There was one Moroccan at the gate to the port who tried to sell us ferry tickets, but other than that the experience was totally opposite to our expectations. Expecting to be mobbed at an moment, we walked into the port without even seeing a sign telling us we were heading the right way. It just seemed the right way to go, so we walked some distance until around a bend we saw the ships, still some distance away. We covered that distance expecting any minute to be set upon but came instead to a set of offices where it wasn't even obvious which one to go to to get a ticket. By that point we were joking, "now where are the guides when you need them?"
Well, why bore the reader with more details? The main aggravation was that although there are sailings throughout the day, it turns out that to get a boat, you have to arrive an hour before departure. Therefore, although a boat was sitting in harbor ready to leave, we had arrived 55 minutes before its departure and couldn't board it, but would have to await the next one two hours later. This seems to be for no reason other than the border police stop processing passports an hour before each ship sails.
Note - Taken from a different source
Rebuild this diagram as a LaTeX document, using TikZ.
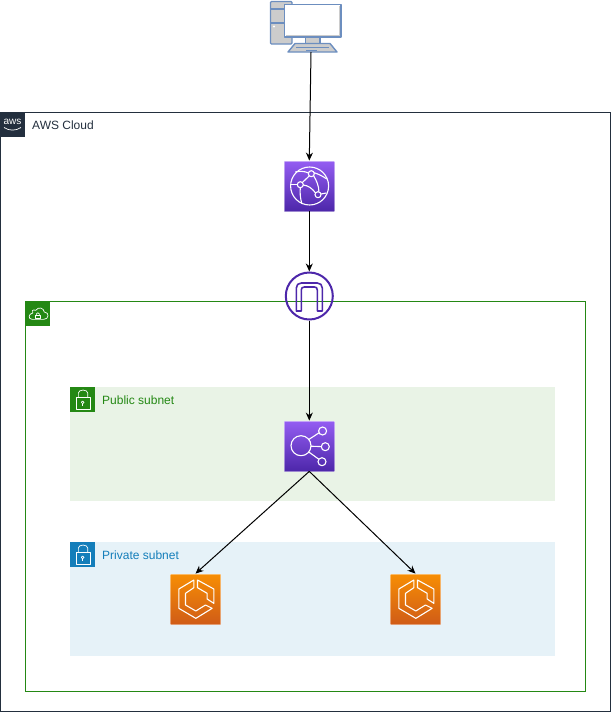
\documentclass[tikz,border=0pt]{standalone}
\usepackage{fontspec}
\setmainfont{Liberation Sans}
\usetikzlibrary{arrows.meta}
\definecolor{awsdark}{HTML}{232F3E}
\definecolor{vpcgreen}{HTML}{248814}
\definecolor{subblue}{HTML}{147EBA}
\definecolor{pubfill}{HTML}{E9F3E6}
\definecolor{privfill}{HTML}{E6F2F8}
\definecolor{igwpurple}{HTML}{4D27AA}
\definecolor{purpletop}{HTML}{945DF2}
\definecolor{orangetop}{HTML}{F78E04}
\definecolor{orangebot}{HTML}{D05C17}
\definecolor{pcblue}{HTML}{6C8EBF}
\definecolor{pcgrey}{HTML}{CCCCCC}
\tikzset{
  frame/.style={draw=#1,line width=1pt,fill=none},
  subnetarea/.style={fill=#1,draw=none},
  badge/.style={fill=#1,draw=none,minimum size=25pt,inner sep=0pt,anchor=north west},
  lbl/.style={text=#1,font=\fontsize{12}{14}\selectfont,anchor=west,inner sep=0pt},
  purpleicon/.style={minimum size=50pt,inner sep=0pt,top color=purpletop,bottom color=igwpurple,draw=white,draw opacity=.45,line width=.8pt},
  orangeicon/.style={minimum size=50pt,inner sep=0pt,top color=orangetop,bottom color=orangebot,draw=white,draw opacity=.4,line width=.8pt},
  glyph/.style={draw=white,line width=1.1pt,fill=none,line join=round},
  thinglyph/.style={draw=white,line width=.7pt,fill=none,line join=round},
  conn/.style={draw=black,line width=1pt,-{Stealth[length=8pt,width=7pt]}},
  pcpart/.style={draw=pcblue,line width=1.4pt,fill=pcgrey,line join=round},
}
\newcommand{\ecsglyph}[1]{%
  \begin{scope}[shift={(#1.center)},x=.3333pt,y=-.3333pt]
    \draw[glyph] (-5,-57)--(-50,-30)--(-50,28)--(1,58)--(50,28)--(30,18)--(1,36)--(-30,18)--(-30,-17)--(-5,-34)--cycle;
    \draw[glyph] (6,-57)--(55,-30)--(55,13)--(35,0)--(35,-17)--(6,-34)--cycle;
  \end{scope}}
\newcommand{\lockglyph}[1]{%
  \begin{scope}[shift={(#1.center)},x=.3333pt,y=-.3333pt]
    \draw[thinglyph] (-19,-7) rectangle (22,30);
    \draw[thinglyph] (-13,-7)--(-13,-20) arc[start angle=180,end angle=0,x radius=14,y radius=-9]--(15,-7);
    \draw[thinglyph] (0,8) circle[radius=4];
    \draw[thinglyph] (0,12)--(0,19);
  \end{scope}}
\begin{document}
\begin{tikzpicture}[x=1pt,y=-1pt]
\useasboundingbox (0,0) rectangle (611,712);
% frames
\draw[frame=awsdark] (0.5,112) rectangle (610.5,711);
\fill[subnetarea=pubfill] (70,387) rectangle (555,501);
\fill[subnetarea=privfill] (70,542) rectangle (555,656);
\draw[frame=vpcgreen] (25.5,301.5) rectangle (585.5,691.5);
% badges
\node[badge=awsdark] (awsbadge) at (0,112) {};
\node[badge=vpcgreen] (vpcbadge) at (25,301) {};
\node[badge=vpcgreen] (pubbadge) at (70,387) {};
\node[badge=subblue] (privbadge) at (70,542) {};
\node[text=white,inner sep=0pt,font=\fontsize{10}{10}\selectfont] (awsword) at (12.5,121.5) {aws};
\draw[white,line width=.7pt] (4,127.5) .. controls (9,131) and (16,131) .. (21,127.5);
\begin{scope}[shift={(vpcbadge.center)},x=.3333pt,y=-.3333pt]
  \draw[thinglyph] (-16,17) -- (18,17) .. controls (34,17) and (36,-4) .. (20,-5) .. controls (18,-18) and (2,-22) .. (-6,-10) .. controls (-14,-14) and (-20,-8) .. (-15,-2) .. controls (-28,0) and (-30,17) .. (-16,17);
  \draw[thinglyph] (-7,4) rectangle (8,14);
  \draw[thinglyph] (-4,4) -- (-4,1) arc[start angle=180,end angle=0,x radius=4.5,y radius=-4] -- (5,4);
\end{scope}
\lockglyph{pubbadge}
\lockglyph{privbadge}
% labels
\node[lbl=awsdark] (cloudlabel) at (32,125.5) {AWS Cloud};
\node[lbl=vpcgreen] (publabel) at (102,400.3) {Public subnet};
\node[lbl=subblue] (privlabel) at (102,555.3) {Private subnet};
% icons
\node[minimum width=60pt,minimum height=52pt,inner sep=0pt] (pc) at (311,26) {};
\node[purpleicon] (cf) at (309.3,186) {};
\node[draw=igwpurple,line width=2pt,circle,minimum size=47pt,inner sep=0pt] (igw) at (309.3,296) {};
\node[purpleicon] (alb) at (309.3,446) {};
\node[orangeicon] (ecsa) at (195.5,599) {};
\node[orangeicon] (ecsb) at (415.5,599) {};
% pc glyph
\begin{scope}[shift={(pc.center)}]
  \draw[pcpart,rounded corners=1pt] (-40.5,-24.5) rectangle (-19,18);
  \draw[pcpart] (-40.5,-17)--(-19,-17);
  \draw[pcpart] (-40.5,-3)--(-19,-3);
  \fill[white] (-37,0.5) circle[radius=1.2];
  \draw[pcpart] (-5.5,11) rectangle (9,17.5);
  \draw[pcpart,fill=white] (-26.5,-21.5) rectangle (30,11);
  \draw[draw=pcgrey,line width=1pt] (28.3,-20) -- (28.3,9.3) -- (-25,9.3);
  \draw[pcpart] (-16,17.5)--(19,17.5)--(26,26)--(-23,26)--cycle;
  \draw[draw=pcblue,line width=1pt] (-15,21)--(18,21);
  \draw[draw=pcblue,line width=1pt] (-5,24.5)--(6,24.5);
\end{scope}
% cloudfront glyph
\begin{scope}[shift={(cf.center)}]
  \draw[glyph] (0.3,0) circle[radius=19];
  \draw[glyph] (2,-12.3) circle[radius=3];
  \draw[glyph] (-9,-1.3) circle[radius=3];
  \draw[glyph] (8.7,8.7) circle[radius=3];
  \draw[glyph] (0,-10.2) -- (-7,-3.4);
  \draw[glyph] (-6,-1) .. controls (-1,-0.5) and (3,2.5) .. (6.2,7);
  \draw[glyph] (4.3,-10.3) .. controls (7.5,-5) and (9.5,0) .. (9.6,5.7);
  \draw[glyph] (-18.5,-1.3) -- (-12,-1.3);
  \draw[glyph] (-9,1.7) .. controls (-9.5,7) and (-9,12) .. (-7.5,17.5);
  \draw[glyph] (-0.8,-13) .. controls (-5,-15) and (-10,-15) .. (-14,-14);
  \draw[glyph] (4.8,-13.3) .. controls (9,-12) and (13,-10) .. (17.5,-7);
  \draw[glyph] (11.6,8) -- (17,7);
\end{scope}
% igw glyph
\begin{scope}[shift={(igw.center)}]
  \draw[draw=igwpurple,line width=1.6pt,line join=round]
    (-13,15)--(-13,-8) .. controls (-13,-11) and (-11,-13) .. (-8,-13) -- (8,-13)
    .. controls (11,-13) and (13,-11) .. (13,-8) -- (13,15)--(8,15)--(8,-6)
    .. controls (8,-8) and (7,-9) .. (5,-9) -- (-5,-9)
    .. controls (-7,-9) and (-8,-8) .. (-8,-6) -- (-8,15)--cycle;
\end{scope}
% alb glyph
\begin{scope}[shift={(alb.center)}]
  \draw[glyph] (-8.3,-0.3) circle[radius=10];
  \draw[glyph] (13.3,-15) circle[radius=4];
  \draw[glyph] (16,0.7) circle[radius=4];
  \draw[glyph] (12.7,15.7) circle[radius=4];
  \draw[glyph] (-0.5,-6.5) -- (9.7,-13.2);
  \draw[glyph] (1.7,0.2) -- (12,0.6);
  \draw[glyph] (-0.5,6) -- (9.5,13.2);
\end{scope}
\ecsglyph{ecsa}
\ecsglyph{ecsb}
% connectors
\draw[conn] (pc.south) -- (cf.north);
\draw[conn] (cf.south) -- (igw.north);
\draw[conn] (igw.south) -- (alb.north);
\draw[conn] (alb.south) -- (ecsa.north);
\draw[conn] (alb.south) -- (ecsb.north);
\end{tikzpicture}
\end{document}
Thus we were forced to cool our heels in a cafe before we could get on a ship.
The next aggravation is that this ship that sails back and forth between Spain and Morocco would accept almost any currency for beer and food except Moroccan dirhams. It makes sense that passengers boarding in Tangier might want to spend their remaining coins on beverages, but Moroccan coins are not accepted. There was a money changer on board giving very fair rates for dirhams to pesetas and I changed my coins with him, but he was only there for the first 15 minutes of the voyage. Then he closed his kiosk and never returned, leaving some passengers hapless. Also, whereas one has the urge to get rid of dirhams on such a trip, once one has converted these into pesetas the urge to splurge is gone, since now you're into the economy of the next country, and you might as well hang on to your pesetas.
The crossing was very comfortable. The boat had tables in a variety of deck locations and it wasn't crowded. Eventually, the rock of Gibraltar came into view, and we pulled into the docks at Algiceras, in Spain.